シトカではまだ鰊がいますが、その数は年々減ってきているそうです。
「このままだと日本の二の舞になる」、とリンギットの人たちは懸念しています。リンギットの漁師は、ハマンダの論文のことをアラスカのFish&Wildlife Deptに話す、といっていました。どんな形であれ、役に立てれば、勉強した甲斐があります。
僕もずっとクリンギットと書いていたんですけどね、シトカにいって実際話してみると、笑雲さんの言うとおり、最初のTはほとんど発音しない、というか僕の耳では聞こえなった。なので、オリジナルの発音に近いリンギットと表現しておきました。

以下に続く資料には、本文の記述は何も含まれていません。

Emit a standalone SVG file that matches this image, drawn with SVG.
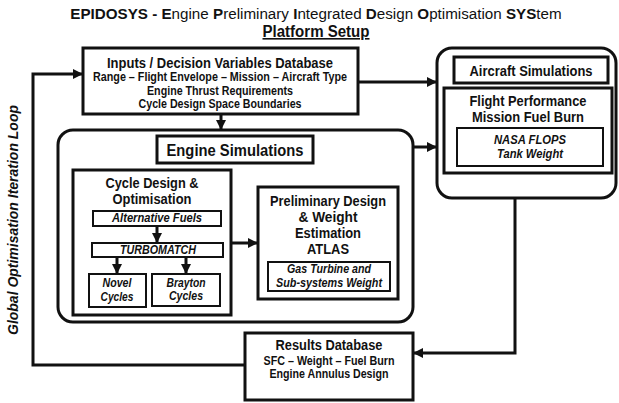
<svg xmlns="http://www.w3.org/2000/svg" width="619" height="403" viewBox="0 0 619 403">
<style>
text{font-family:"Liberation Sans",Arial,sans-serif;font-weight:bold;fill:#111;text-anchor:middle}
.it{font-style:italic}
.box{fill:#fff;stroke:#111;stroke-width:3}
.sub{fill:#fff;stroke:#111;stroke-width:2}
.con{fill:none;stroke:#111;stroke-width:3}
.n{font-weight:normal}
</style>
<defs>
<marker id="ah" markerUnits="userSpaceOnUse" markerWidth="10" markerHeight="10" viewBox="0 0 10 10" refX="10" refY="5" orient="auto">
<path d="M0,0 L10,5 L0,10 Z" fill="#111"/>
</marker>
</defs>

<g id="title">
<text x="316" y="19" font-size="15.2">EPIDOSYS - E<tspan class="n">ngine </tspan>P<tspan class="n">reliminary </tspan>I<tspan class="n">ntegrated </tspan>D<tspan class="n">esign </tspan>O<tspan class="n">ptimisation </tspan>SYS<tspan class="n">tem</tspan></text>
<text x="316" y="37" font-size="16" text-decoration="underline" textLength="107" lengthAdjust="spacingAndGlyphs">Platform Setup</text>
</g>

<g id="loop-label">
<text class="it" transform="translate(18,220) rotate(-90)" font-size="14" textLength="230" lengthAdjust="spacingAndGlyphs">Global Optimisation Iteration Loop</text>
</g>

<g id="inputs">
<rect class="box" x="83" y="48" width="275" height="66"/>
<text x="220" y="68" font-size="14" textLength="226" lengthAdjust="spacingAndGlyphs">Inputs / Decision Variables Database</text>
<text x="220" y="81" font-size="12" textLength="254" lengthAdjust="spacingAndGlyphs">Range – Flight Envelope – Mission – Aircraft Type</text>
<text x="220" y="95" font-size="12" textLength="146" lengthAdjust="spacingAndGlyphs">Engine Thrust Requirements</text>
<text x="220" y="108" font-size="12" textLength="163" lengthAdjust="spacingAndGlyphs">Cycle Design Space Boundaries</text>
</g>

<g id="aircraft">
<rect class="box" x="437" y="48" width="179" height="150" rx="15"/>
<rect class="box" x="454" y="57" width="154" height="26"/>
<text x="531" y="76" font-size="14" textLength="123" lengthAdjust="spacingAndGlyphs">Aircraft Simulations</text>
<rect class="box" x="444" y="88" width="168" height="85"/>
<text x="528" y="106" font-size="14" textLength="117" lengthAdjust="spacingAndGlyphs">Flight Performance</text>
<text x="528" y="122" font-size="14" textLength="112" lengthAdjust="spacingAndGlyphs">Mission Fuel Burn</text>
<rect class="sub" x="457" y="128" width="146" height="38"/>
<text class="it" x="530" y="144" font-size="12" textLength="72" lengthAdjust="spacingAndGlyphs">NASA FLOPS</text>
<text class="it" x="530" y="158" font-size="12" textLength="66" lengthAdjust="spacingAndGlyphs">Tank Weight</text>
</g>

<g id="engine">
<rect class="box" x="58" y="130" width="355" height="192" rx="15"/>
<rect class="box" x="157" y="136" width="156" height="27"/>
<text x="235" y="156" font-size="17" textLength="137" lengthAdjust="spacingAndGlyphs">Engine Simulations</text>
</g>

<g id="cycle">
<rect class="box" x="73" y="170" width="158" height="145"/>
<text x="152" y="188" font-size="14" textLength="93" lengthAdjust="spacingAndGlyphs">Cycle Design &amp;</text>
<text x="152" y="204" font-size="14" textLength="79" lengthAdjust="spacingAndGlyphs">Optimisation</text>
</g>

<g id="altfuels">
<rect class="sub" x="93" y="211" width="128" height="15"/>
<text class="it" x="157" y="222" font-size="12" textLength="90" lengthAdjust="spacingAndGlyphs">Alternative Fuels</text>
</g>

<g id="turbomatch">
<rect class="sub" x="92" y="243" width="131" height="14"/>
<text class="it" x="158" y="254" font-size="12" textLength="76" lengthAdjust="spacingAndGlyphs">TURBOMATCH</text>
</g>

<g id="novel">
<rect class="sub" x="89" y="274" width="57" height="33"/>
<text class="it" x="117" y="287" font-size="12" textLength="29" lengthAdjust="spacingAndGlyphs">Novel</text>
<text class="it" x="117" y="301" font-size="12" textLength="33" lengthAdjust="spacingAndGlyphs">Cycles</text>
</g>

<g id="brayton">
<rect class="sub" x="152" y="274" width="68" height="32"/>
<text class="it" x="186" y="287" font-size="12" textLength="39" lengthAdjust="spacingAndGlyphs">Brayton</text>
<text class="it" x="186" y="300" font-size="12" textLength="34" lengthAdjust="spacingAndGlyphs">Cycles</text>
</g>

<g id="prelim">
<rect class="box" x="258" y="187" width="140" height="112"/>
<text x="328" y="206" font-size="14" textLength="116" lengthAdjust="spacingAndGlyphs">Preliminary Design</text>
<text x="328" y="222" font-size="14" textLength="59" lengthAdjust="spacingAndGlyphs">&amp; Weight</text>
<text x="328" y="238" font-size="14" textLength="66" lengthAdjust="spacingAndGlyphs">Estimation</text>
<text x="328" y="254" font-size="14" textLength="42" lengthAdjust="spacingAndGlyphs">ATLAS</text>
<rect class="sub" x="268" y="262" width="122" height="29"/>
<text class="it" x="329" y="273" font-size="12" textLength="84" lengthAdjust="spacingAndGlyphs">Gas Turbine and</text>
<text class="it" x="329" y="287" font-size="12" textLength="106" lengthAdjust="spacingAndGlyphs">Sub-systems Weight</text>
</g>

<g id="results">
<rect class="box" x="245" y="333" width="168" height="67"/>
<text x="329" y="350" font-size="14" textLength="107" lengthAdjust="spacingAndGlyphs">Results Database</text>
<text x="329" y="365" font-size="12" textLength="131" lengthAdjust="spacingAndGlyphs">SFC – Weight – Fuel Burn</text>
<text x="329" y="378" font-size="12" textLength="119" lengthAdjust="spacingAndGlyphs">Engine Annulus Design</text>
</g>

<g id="connectors">
<path class="con" d="M221,114 V130" marker-end="url(#ah)"/>
<path class="con" d="M358,82 H437" marker-end="url(#ah)"/>
<path class="con" d="M413,147 H437" marker-end="url(#ah)"/>
<path class="con" d="M231,243 H258" marker-end="url(#ah)"/>
<path class="con" d="M157,226 V243" marker-end="url(#ah)"/>
<path class="con" d="M117,257 V274" marker-end="url(#ah)"/>
<path class="con" d="M186,257 V274" marker-end="url(#ah)"/>
<path class="con" d="M515,198 V353 H413" marker-end="url(#ah)"/>
<path class="con" d="M245,365 H33 V74 H83" marker-end="url(#ah)"/>
</g>
</svg>
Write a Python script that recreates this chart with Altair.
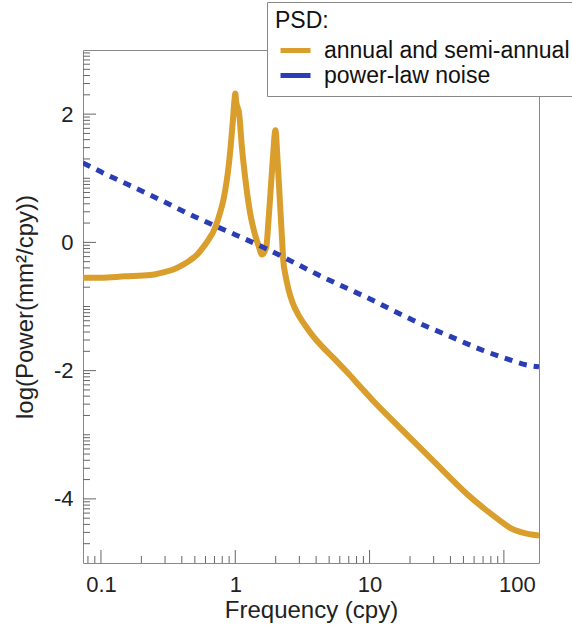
import altair as alt
import pandas as pd
import numpy as np

SERIES = ["annual and semi-annual", "power-law noise"]
COLORS = ["#D99E2B", "#2B3DB5"]

# annual + semi-annual PSD (frequency in cpy, log10 power)
seasonal_freq = [0.0735, 0.1, 0.15, 0.232, 0.30, 0.35, 0.40, 0.46, 0.52, 0.58,
                 0.64, 0.68, 0.72, 0.77, 0.81, 0.84, 0.88, 0.92, 0.96, 0.985,
                 1.0, 1.015, 1.07, 1.12, 1.19, 1.29, 1.39, 1.49, 1.58, 1.70,
                 1.77, 1.82, 1.91, 1.99, 2.07, 2.14, 2.23, 2.28, 2.36, 2.49,
                 2.66, 2.95, 3.33, 3.82, 4.46, 5.38, 6.84, 8.27, 10.2, 17.0,
                 30.2, 53.6, 71.3, 95.0, 113.0, 134.0, 154.0, 182.6]
seasonal_logp = [-0.55, -0.55, -0.53, -0.51, -0.46, -0.42, -0.36, -0.28, -0.19, -0.07,
                 0.06, 0.15, 0.27, 0.46, 0.63, 0.80, 1.08, 1.45, 1.90, 2.20,
                 2.32, 2.20, 2.00, 1.49, 0.98, 0.46, 0.15, -0.05, -0.19, -0.08,
                 0.36, 0.71, 1.34, 1.75, 1.24, 0.71, 0.05, -0.29, -0.50, -0.73,
                 -0.93, -1.13, -1.30, -1.47, -1.63, -1.80, -2.03, -2.22, -2.43, -2.90,
                 -3.42, -3.93, -4.15, -4.35, -4.46, -4.52, -4.55, -4.57]

# power-law noise PSD
noise_freq = [0.0735, 0.1, 0.232, 0.5, 0.72, 1.0, 1.67, 2.28, 4.0, 6.85,
              10.0, 17.0, 24.0, 40.2, 71.0, 100.0, 154.0, 182.6]
noise_logp = [1.24, 1.10, 0.74, 0.40, 0.25, 0.12, -0.09, -0.23, -0.49, -0.72,
              -0.88, -1.12, -1.27, -1.47, -1.69, -1.80, -1.92, -1.94]

x_tick_labels = [0.1, 1, 10, 100]
y_tick_labels = [-4, -2, 0, 2]
X_DOMAIN = [0.0735, 182.6]
Y_DOMAIN = [-5, 3]

W, H = 456, 513
FONT = "Liberation Sans"

df = pd.concat([
    pd.DataFrame({"freq": seasonal_freq, "logp": seasonal_logp, "series": SERIES[0]}),
    pd.DataFrame({"freq": noise_freq, "logp": noise_logp, "series": SERIES[1]}),
], ignore_index=True)

# inward tick positions (log-style minor ticks on both axes)
xt_major, xt_minor = [], []
for d in range(-2, 3):
    for k in range(1, 10):
        f = k * 10.0 ** d
        if X_DOMAIN[0] <= f <= X_DOMAIN[1]:
            (xt_major if k == 1 else xt_minor).append(f)
yt_major, yt_minor = [], []
for n in range(-5, 3):
    for k in range(1, 10):
        v = n + np.log10(k)
        if Y_DOMAIN[0] < v < Y_DOMAIN[1]:
            (yt_major if (k == 1 and n % 2 == 0) else yt_minor).append(v)

xscale = alt.Scale(type="log", domain=X_DOMAIN, nice=False)
yscale = alt.Scale(domain=Y_DOMAIN, nice=False, zero=False)

xaxis = alt.Axis(
    values=x_tick_labels, format="~g", ticks=False, tickSize=0, domain=False, grid=False,
    labelFontSize=22, labelFont=FONT, labelColor="#222", labelBaseline="alphabetic",
    labelPadding=28,
    labelOffset=alt.condition("datum.value == 100", alt.value(13), alt.value(0)),
    title="Frequency (cpy)", titleFontSize=24, titleFont=FONT, titleFontWeight="normal",
    titleColor="#222", titleBaseline="alphabetic", titleY=54, titleX=W / 2, titleAlign="center",
)
yaxis = alt.Axis(
    values=y_tick_labels, labelExpr="datum.value + ''", ticks=False, tickSize=0,
    domain=False, grid=False, labelFontSize=22, labelFont=FONT, labelColor="#222",
    labelPadding=10,
    title="log(Power(mm²/cpy))", titleFontSize=24, titleFont=FONT, titleFontWeight="normal",
    titleColor="#222", titleAngle=270, titleBaseline="bottom", titleAlign="center",
    titleX=-46, titleY=H / 2,
)

def X():
    return alt.X("freq:Q", scale=xscale, axis=xaxis)

def Y():
    return alt.Y("logp:Q", scale=yscale, axis=yaxis)

legend = alt.Legend(
    orient="none", legendX=184, legendY=-48, direction="vertical",
    title="PSD:", titleFontSize=23, titleFont=FONT, titleFontWeight="normal",
    titleColor="#111", titlePadding=5, titleAnchor="start",
    labelFontSize=23, labelFont=FONT, labelColor="#111", labelLimit=500,
    labelOffset=16, symbolOffset=8,
    symbolType="M-1.5,0H1.5", symbolSize=400, symbolStrokeWidth=5,
    fillColor="white", strokeColor="#888", padding=8, rowPadding=0, cornerRadius=0,
)
color = alt.Color("series:N", scale=alt.Scale(domain=SERIES, range=COLORS), legend=legend)

base = alt.Chart(df)
seasonal = base.transform_filter(alt.datum.series == SERIES[0]).mark_line(
    strokeWidth=6, interpolate="monotone", clip=True
).encode(x=X(), y=Y(), color=color)
noise = base.transform_filter(alt.datum.series == SERIES[1]).mark_line(
    strokeWidth=5, strokeDash=[8, 7], strokeCap="butt", interpolate="monotone", clip=True
).encode(x=X(), y=Y(), color=color)

TICK = "#666"
x_major = alt.Chart(pd.DataFrame({"freq": xt_major})).mark_rule(color=TICK, strokeWidth=1).encode(
    x=X(), y=alt.value(H), y2=alt.value(H - 13))
x_minor = alt.Chart(pd.DataFrame({"freq": xt_minor})).mark_rule(color=TICK, strokeWidth=1).encode(
    x=X(), y=alt.value(H), y2=alt.value(H - 7))
y_major = alt.Chart(pd.DataFrame({"logp": yt_major})).mark_rule(color=TICK, strokeWidth=1).encode(
    y=Y(), x=alt.value(0), x2=alt.value(13))
y_minor = alt.Chart(pd.DataFrame({"logp": yt_minor})).mark_rule(color=TICK, strokeWidth=1).encode(
    y=Y(), x=alt.value(0), x2=alt.value(7))

chart = alt.layer(x_major, x_minor, y_major, y_minor, seasonal, noise).properties(
    width=W, height=H,
    autosize=alt.AutoSizeParams(type="none"),
    padding={"left": 83, "top": 50, "right": 33, "bottom": 67},
).configure(font=FONT).configure_view(stroke="#888", strokeWidth=1)

chart.save("out.html", embed_options={"renderer": "svg", "actions": False})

Posted by: ハマンダ | Thursday, July 31, 2008 10:12 AM
「ク」というか「ト」というか、そのふたつの混ざった音というか、口のなかで跳ねるような声にならない音というか、Tlingit とアルファベットで書く最初の「T」をどうするかには悩むことが多いけれど、ハマンダさんのいうように「リンギツト」と書くのもいいように思う。でも「リンギット」の前に一拍あるというか、ただの「り」ではなく、口が横に広がって舌が一瞬動くような、ちょっとした間のようなものがありませんか。もちろん活字にはできないけどさ。:-)
笑雲
Posted by: Kitayama "Smiling Cloud" Kohei | Thursday, July 31, 2008 10:55 AM
Tlingit (Lingit) には、笑雲さんのおっしゃる「ク」というか「ト」の音、英語のKやXに当たる音が16あるそうです。英語では一つしかない、と。
Tといれて書いた方が、Tlingit (Lingit)語には16ものKやX音があるという事実を示せる一方、発音でいえば、Lingitの方がやや近い(?)ですよね。
シトカでTlingit (Lingit)語を教える先生は、最近のEメールではLingitと書いていました。活字にしないと、言語保存がやっぱりうまくいかない現状。先住諸民族それぞれで、どう書いてほしいのか決めてもらうのが一番ですね。